Und Eintopfgerichte, bei denen sich Bohnen und anderes Gemüse mit Fleisch von diversen Nutztieren vereinen, sind seit dem Altertum bekannt. Doch hat man so dem Cassoulet den Status eines nationalen Mythos verliehen, der für die verletzte Seele der Franzosen wohltuende Wirkung ausübt.
Bei Castelnaudary, am Scheitelabschnitt des Canal du Midi, hat man den Kanal zu einem kleinen See verbreitert, der als innerstädtischer Hafen dient.
Auf jeden Fall wird das Gericht im Rest Frankreichs meistens als Cassoulet de Castelnaudary bezeichnet. Dass die Stadt Synonymbedeutung für das Gericht hat, zeigt sich schon daran, dass die überall für ein Cassoulet bevorzugten Lingot-Bohnen auch als haricots (secs) de Castelnaudary angeboten werden. Auch die verschiedenen Fertiggericht-Versionen, ob mit Gans oder Ente, im Glas oder in der Dose, werden praktisch immer mit dem Namen Castelnaudary verkauft. Und sind in der Regel tatsächlich deutlich besser, als man das sonst von Konserven erwartet.
Aber: Der appetitmachende Duft eines im eigenen Ofen schmorenden Cassoulets ist natürlich unersetzbar!
Den Führungsanspruch der Stadt vertritt die →Grande Confrérie du Cassoulet de Castelnaudary.
Jährlich veranstaltet die honorige Gesellschaft ein Fest, bei dem sich Spitzenköche in der Zubereitung des Cassoulet messen. An der Académie universelle du cassoulet werden sämtliche Geheimnisse und Spielarten des Gerichtes vermittelt.
Z.B. die uralte Frage, wie oft während der Garzeit die im Ofen entstehende Kruste auf dem Cassoulet aufgebrochen werden muss, um Dampf abzulassen oder eventuell Flüssigkeit nachzugießen, wird hier akademisch diskutiert …
Es handelt sich um einen Eintopf aus weißen Lingot-Bohnen (ursprünglich, vor der Ankunft der Bohnen aus Südamerika im 16.Jh., nahm man die etwas rustikaleren fèves, Acker- oder Saubohnen), confit d’oie/de canard (im eigenen Fett eingelegtes Gänse-/Entenfleisch), Kochwurst und Bauchspeck. Das alles kommt mit etwas Geflügelbrühe in der cassole in den Ofen, bis eine leicht gebräunte Kruste entsteht. Kein Gericht für den kleinen Hunger! Der namengebende Begriff cassole für das Kochgefäß wird abgeleitet von dem okzitanischen Wort cassolo. Und dies wurzelt im lateinischen catinum (bzw. dem griechischen kyathion) für eine tiefe irdene Schale, wie sie bis heute für das geschichtsträchtige Rezept verwendet wird.

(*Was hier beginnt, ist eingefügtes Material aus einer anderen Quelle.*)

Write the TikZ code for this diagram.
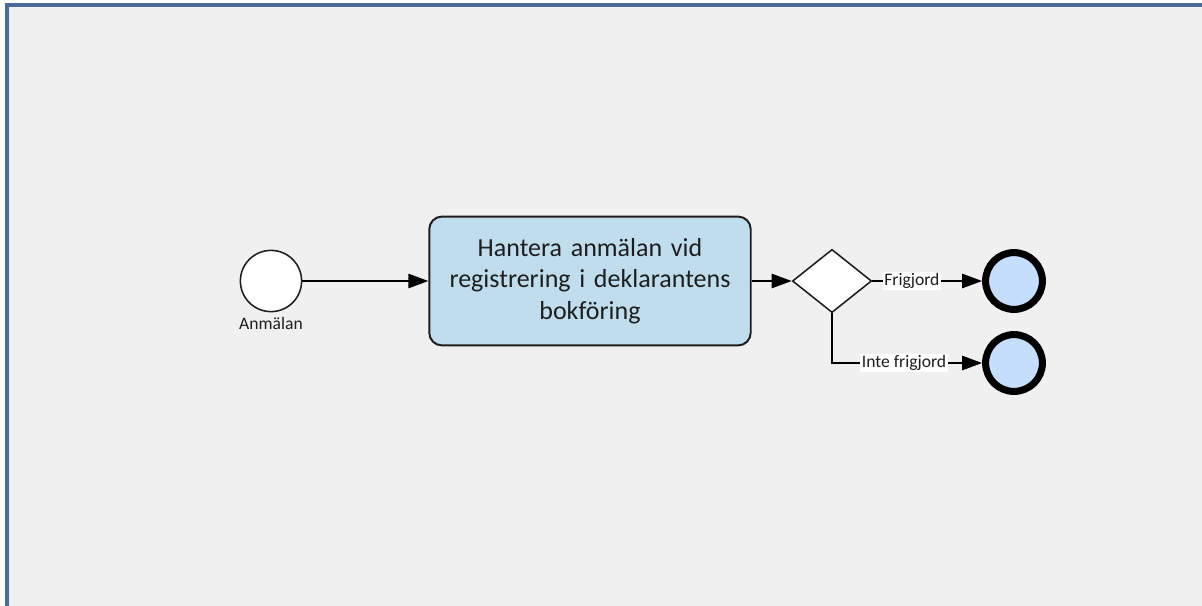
\documentclass[tikz,border=0pt]{standalone}
\usepackage{fontspec}
\setmainfont{Carlito}
\usepackage{tikz}
\usetikzlibrary{arrows.meta,shapes.geometric,positioning}
\definecolor{framebg}{HTML}{F0F0F0}
\definecolor{frameblue}{HTML}{4A6C9B}
\definecolor{taskblue}{HTML}{BFDDEC}
\definecolor{endblue}{HTML}{C4DEFB}
\definecolor{linegray}{HTML}{1E1E1E}

\tikzset{
  flow/.style={draw=black, line width=1.1pt, -{Triangle[length=0.5cm,width=0.36cm]}},
  flowlabel/.style={fill=white, inner sep=1pt, text=linegray, font=\fontsize{12.5}{14}\selectfont},
  startevent/.style={circle, draw=linegray, line width=1.1pt, fill=white,
    minimum size=1.53cm, inner sep=0pt},
  endevent/.style={circle, draw=black, line width=5pt, fill=endblue,
    minimum size=1.42cm, inner sep=0pt},
  taskbox/.style={rectangle, rounded corners=9pt, draw=linegray, line width=1.4pt,
    fill=taskblue, minimum width=8cm, minimum height=3.22cm, text width=7.8cm,
    align=center, text=linegray, font=\fontsize{18.5}{22.6}\selectfont},
  gateway/.style={diamond, draw=linegray, line width=1.1pt, fill=white,
    minimum width=1.98cm, minimum height=1.58cm, inner sep=0pt},
}

\begin{document}
\begin{tikzpicture}[x=0.025cm, y=-0.025cm]
  \useasboundingbox (0,0) rectangle (1202,605);
  \clip (0,0) rectangle (1202,605);
  \draw[frameblue, line width=2.2pt, fill=framebg] (7,5) rectangle (1230,630);

  \node[startevent] (start) at (271,281) {};
  \node[flowlabel, fill=none, below=2pt of start] (startlabel) {Anmälan};
  \node[taskbox] (task) at (590,281) {Hantera anmälan vid\\registrering i deklarantens\\bokföring};
  \node[gateway] (gw) at (832,281) {};
  \node[endevent] (frigjord) at (1014,281) {};
  \node[endevent] (intefrigjord) at (1014,363) {};

  \draw[flow] (start) -- (task);
  \draw[flow] (task) -- (gw);
  \draw[flow] (gw) -- node[flowlabel, pos=0.36] {Frigjord} (frigjord);
  \draw[flow] (gw.south) |- node[flowlabel, pos=0.74] {Inte frigjord} (intefrigjord);
\end{tikzpicture}
\end{document}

Im Umland von Castelnaudary hat sich, begünstigt durch reiche Lehmvorkommen, seit Urzeiten das Töpfereihandwerk etabliert. Vor allem das Dörfchen Issel im Norden der Stadt ist für die Herstellung von cassoles berühmt. Dort werden sie nach wie vor von Hand auf der Töpferscheibe gedreht, auf der Innenseite glasiert und in großen Öfen gebrannt, die über viele Generationen hinweg ihren Dienst getan haben.
Die Konzentration der Cassoulet-Diskussion auf die drei Städte lässt fast vergessen, dass der Bohneneintopf im gesamten Sud-Ouest zur Volksküche gehört. In vielen Orten und Gegenden werden jeweils eigene Varianten zubereitet. Weiter südlich z.B., in den höheren Regionen der Pyrenäen wie der Ariège, bereitet man das Gericht als cassoulet montagnard zu, im okzitanischen Dialekt mongetada oder mounjetado.
Von 1906 bis 1913 war Armand Fallières Präsident Frankreichs. Er stammte aus dem Sud-Ouest, und seit seiner Amtszeit gehört das Cassoulet zum festen Repertoire der Küche im Pariser Élysée-Palast.